**Given information**
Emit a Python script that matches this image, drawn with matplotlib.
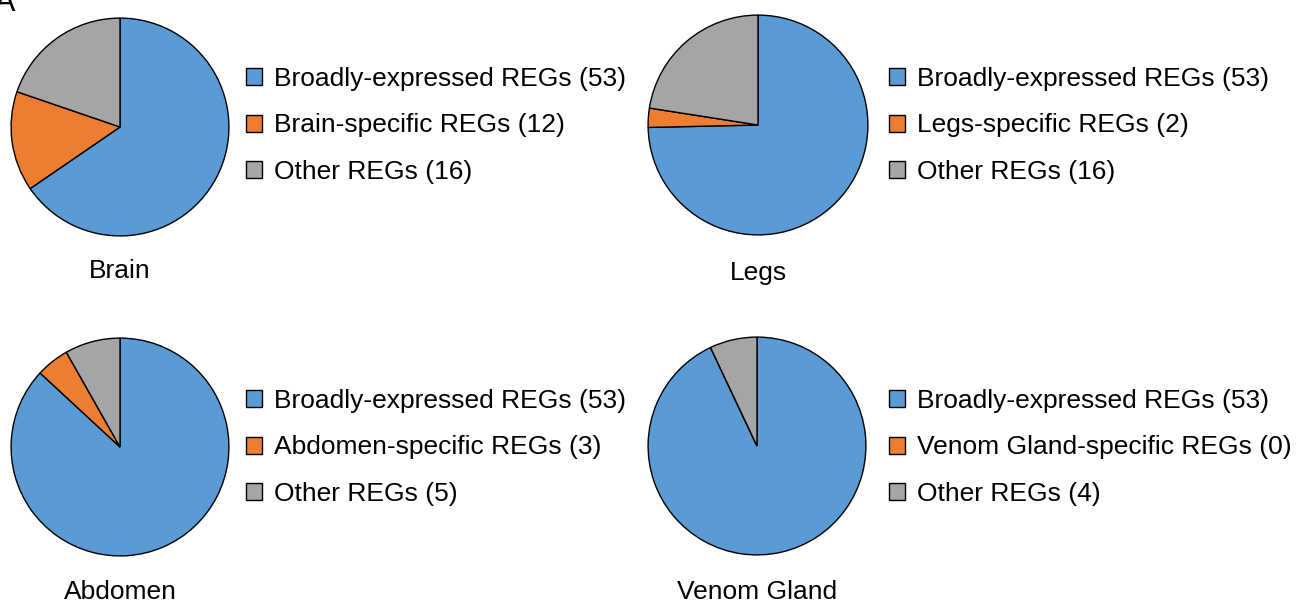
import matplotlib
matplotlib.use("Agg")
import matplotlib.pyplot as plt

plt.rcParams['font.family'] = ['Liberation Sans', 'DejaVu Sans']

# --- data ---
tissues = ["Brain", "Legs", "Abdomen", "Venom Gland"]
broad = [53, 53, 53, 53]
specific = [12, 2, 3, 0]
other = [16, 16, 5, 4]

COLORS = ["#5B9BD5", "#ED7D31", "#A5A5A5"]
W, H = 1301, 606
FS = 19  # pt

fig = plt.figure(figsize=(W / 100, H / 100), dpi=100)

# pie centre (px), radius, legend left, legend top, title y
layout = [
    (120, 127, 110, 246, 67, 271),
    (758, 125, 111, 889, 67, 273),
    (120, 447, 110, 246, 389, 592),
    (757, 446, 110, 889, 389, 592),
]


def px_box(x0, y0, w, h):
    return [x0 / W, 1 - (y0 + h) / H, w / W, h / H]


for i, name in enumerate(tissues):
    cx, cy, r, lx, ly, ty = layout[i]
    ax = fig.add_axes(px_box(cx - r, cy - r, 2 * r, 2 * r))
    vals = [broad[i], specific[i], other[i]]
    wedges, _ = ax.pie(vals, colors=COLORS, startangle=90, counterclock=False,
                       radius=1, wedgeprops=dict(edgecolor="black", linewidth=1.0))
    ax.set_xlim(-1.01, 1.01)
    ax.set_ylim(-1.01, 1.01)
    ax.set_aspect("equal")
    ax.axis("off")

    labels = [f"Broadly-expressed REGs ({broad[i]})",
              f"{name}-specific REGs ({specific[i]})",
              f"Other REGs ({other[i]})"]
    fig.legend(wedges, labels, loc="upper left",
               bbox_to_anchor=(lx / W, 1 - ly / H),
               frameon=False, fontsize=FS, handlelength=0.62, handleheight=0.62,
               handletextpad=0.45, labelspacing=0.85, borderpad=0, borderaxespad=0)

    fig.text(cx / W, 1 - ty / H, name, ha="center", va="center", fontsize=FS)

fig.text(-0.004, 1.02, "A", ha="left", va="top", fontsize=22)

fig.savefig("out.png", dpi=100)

**To be done**
Leave out the pictures, then repeat the listing above exactly from its first line to the line with "plt.rcParams['font.family'] = ['Liberation", inclusive.

**Expected answer**
Emit a Python script that matches this image, drawn with matplotlib.
import matplotlib
matplotlib.use("Agg")
import matplotlib.pyplot as plt

plt.rcParams['font.family'] = ['Liberation Sans', 'DejaVu Sans']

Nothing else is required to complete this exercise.